From the first line of the listing below, retype each line up to and including the one with "const yTicksA = [0.6, 1.0, 1.4, 1.8, 2.2];"; pictures stay out.
___ Collected material
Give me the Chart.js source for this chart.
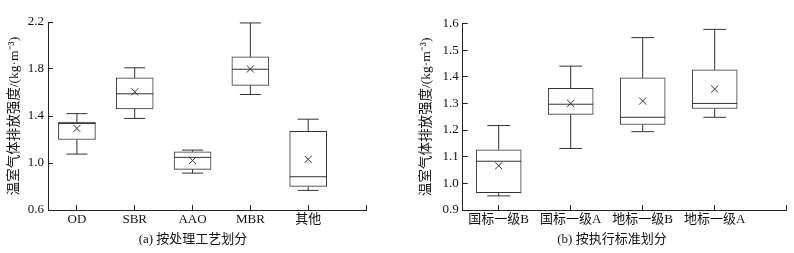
<!DOCTYPE html>
<html><head><meta charset="utf-8">
<script src="https://cdn.jsdelivr.net/npm/chart.js@4"></script>
<style>
html,body{margin:0;padding:0;background:#fff;overflow:hidden;width:794px;height:253px;}
canvas{position:absolute;top:0;}
#cA{left:0;} #cB{left:400px;}
</style></head><body>
<canvas id="cA" width="386" height="253"></canvas>
<canvas id="cB" width="424" height="253"></canvas>
<script>
// ---- Panel (a): by treatment process ----
const catsA  = ['OD', 'SBR', 'AAO', 'MBR', '其他'];
const minA   = [1.076, 1.379, 0.914, 1.583, 0.767];
const q1A    = [1.200, 1.461, 0.946, 1.660, 0.801];
const medA   = [1.336, 1.589, 1.048, 1.798, 0.883];
const q3A    = [1.348, 1.725, 1.096, 1.903, 1.269];
const maxA   = [1.420, 1.810, 1.110, 2.192, 1.373];
const meanA  = [1.294, 1.606, 1.022, 1.800, 1.031];
const yTicksA = [0.6, 1.0, 1.4, 1.8, 2.2];

// ---- Panel (b): by discharge standard ----
const catsB  = ['国标一级B', '国标一级A', '地标一级B', '地标一级A'];
const minB   = [0.953, 1.131, 1.194, 1.248];
const q1B    = [0.965, 1.259, 1.221, 1.281];
const medB   = [1.083, 1.297, 1.248, 1.300];
const q3B    = [1.126, 1.357, 1.396, 1.426];
const maxB   = [1.217, 1.440, 1.547, 1.578];
const meanB  = [1.066, 1.300, 1.309, 1.354];
const yTicksB = [0.9, 1.0, 1.1, 1.2, 1.3, 1.4, 1.5, 1.6];

const yTitle = '温室气体排放强度/(kg·m⁻³)';
const captionA = '(a) 按处理工艺划分';
const captionB = '(b) 按执行标准划分';

const FONT = "'Liberation Serif','Noto Sans CJK SC',serif";
const LINE = '#333';
const AX = '#222';
const TXT = '#111';

function build(id, cats, mins, q1s, meds, q3s, maxs, means, yTicks, caption, geo) {
  const n = cats.length;
  const idx = cats.map((_, i) => i);
  const whisk = [];
  idx.forEach(i => {
    whisk.push({x:i, y:mins[i]}, {x:i, y:q1s[i]}, {x:i, y:null},
               {x:i, y:q3s[i]}, {x:i, y:maxs[i]}, {x:i, y:null});
  });
  const caps = idx.flatMap(i => [{x:i, y:mins[i]}, {x:i, y:maxs[i]}]);
  const font = {family: FONT, size: 13, weight: 'normal'};
  new Chart(document.getElementById(id), {
    type: 'bar',
    data: { datasets: [
      {type:'scatter', xAxisID:'x', yAxisID:'y', data: means.map((v,i)=>({x:i,y:v})),
       pointStyle:'crossRot', pointRadius:geo.mean, borderColor:LINE, backgroundColor:LINE, borderWidth:1},
      {type:'scatter', xAxisID:'x', yAxisID:'y', data: meds.map((v,i)=>({x:i,y:v})),
       pointStyle:'line', pointRadius:geo.box/2, borderColor:LINE, borderWidth:1},
      {type:'scatter', xAxisID:'x', yAxisID:'y', data: caps,
       pointStyle:'line', pointRadius:geo.cap/2, borderColor:LINE, borderWidth:1},
      {type:'line', xAxisID:'x', yAxisID:'y', data: whisk, pointRadius:0, borderColor:LINE,
       borderWidth:1, spanGaps:false, tension:0, fill:false},
      {type:'bar', xAxisID:'x', yAxisID:'y', data: idx.map(i=>({x:i, y:[q1s[i], q3s[i]]})),
       barThickness:geo.box, backgroundColor:'rgba(255,255,255,1)', borderColor:LINE,
       borderWidth:1, borderSkipped:false, grouped:false}
    ]},
    options: {
      responsive:false, animation:false, events:[],
      layout:{padding:{top:geo.top, left:0, right:0, bottom:0}},
      plugins:{
        legend:{display:false}, tooltip:{enabled:false},
        title:{display:true, position:'bottom', text:caption, font:font, color:TXT,
               padding:{top:0, bottom:5.2}}
      },
      scales:{
        x:{type:'linear', min:-0.5, max:n, offset:false,
           afterBuildTicks:s=>{ s.ticks = idx.concat([n]).map(v=>({value:v})); },
           afterFit:s=>{ s.height = geo.xh; },
           ticks:{callback:v=>(cats[v] !== undefined ? cats[v] : ''), autoSkip:false, maxRotation:0,
                  padding:7, font:font, color:TXT},
           grid:{drawOnChartArea:false, tickLength:-5, color:AX, offset:false},
           border:{color:AX, width:1}},
        y:{type:'linear', position:'left', min:yTicks[0], max:yTicks[yTicks.length-1],
           afterBuildTicks:s=>{ s.ticks = yTicks.map(v=>({value:v})); },
           afterFit:s=>{ s.width = geo.yw; },
           ticks:{callback:v=>Number(v).toFixed(1), padding:9, font:font, color:TXT},
           grid:{drawOnChartArea:false, tickLength:-5, color:AX},
           border:{color:AX, width:1},
           title:{display:true, text:yTitle, font:{family:FONT, size:13.5, weight:'normal'}, color:TXT,
                  padding:{top:geo.tp, bottom:0}}},
        yr:{type:'linear', position:'right', display:true, grid:{display:false},
            border:{display:false}, ticks:{display:false},
            afterFit:s=>{ s.width = geo.rw; }}
      }
    }
  });
}

build('cA', catsA, minA, q1A, medA, q3A, maxA, meanA, yTicksA, captionA,
      {yw:48, rw:20, top:22, tp:6.6, box:37, cap:21, mean:5, xh:22.2});
build('cB', catsB, minB, q1B, medB, q3B, maxB, meanB, yTicksB, captionB,
      {yw:62.7, rw:37.3, top:20, tp:18.6, box:45, cap:22.7, mean:5, xh:22.2});
</script>
</body></html>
______
__Exercise response__:
Give me the Chart.js source for this chart.
<!DOCTYPE html>
<html><head><meta charset="utf-8">
<script src="https://cdn.jsdelivr.net/npm/chart.js@4"></script>
<style>
html,body{margin:0;padding:0;background:#fff;overflow:hidden;width:794px;height:253px;}
canvas{position:absolute;top:0;}
#cA{left:0;} #cB{left:400px;}
</style></head><body>
<canvas id="cA" width="386" height="253"></canvas>
<canvas id="cB" width="424" height="253"></canvas>
<script>
// ---- Panel (a): by treatment process ----
const catsA  = ['OD', 'SBR', 'AAO', 'MBR', '其他'];
const minA   = [1.076, 1.379, 0.914, 1.583, 0.767];
const q1A    = [1.200, 1.461, 0.946, 1.660, 0.801];
const medA   = [1.336, 1.589, 1.048, 1.798, 0.883];
const q3A    = [1.348, 1.725, 1.096, 1.903, 1.269];
const maxA   = [1.420, 1.810, 1.110, 2.192, 1.373];
const meanA  = [1.294, 1.606, 1.022, 1.800, 1.031];
const yTicksA = [0.6, 1.0, 1.4, 1.8, 2.2];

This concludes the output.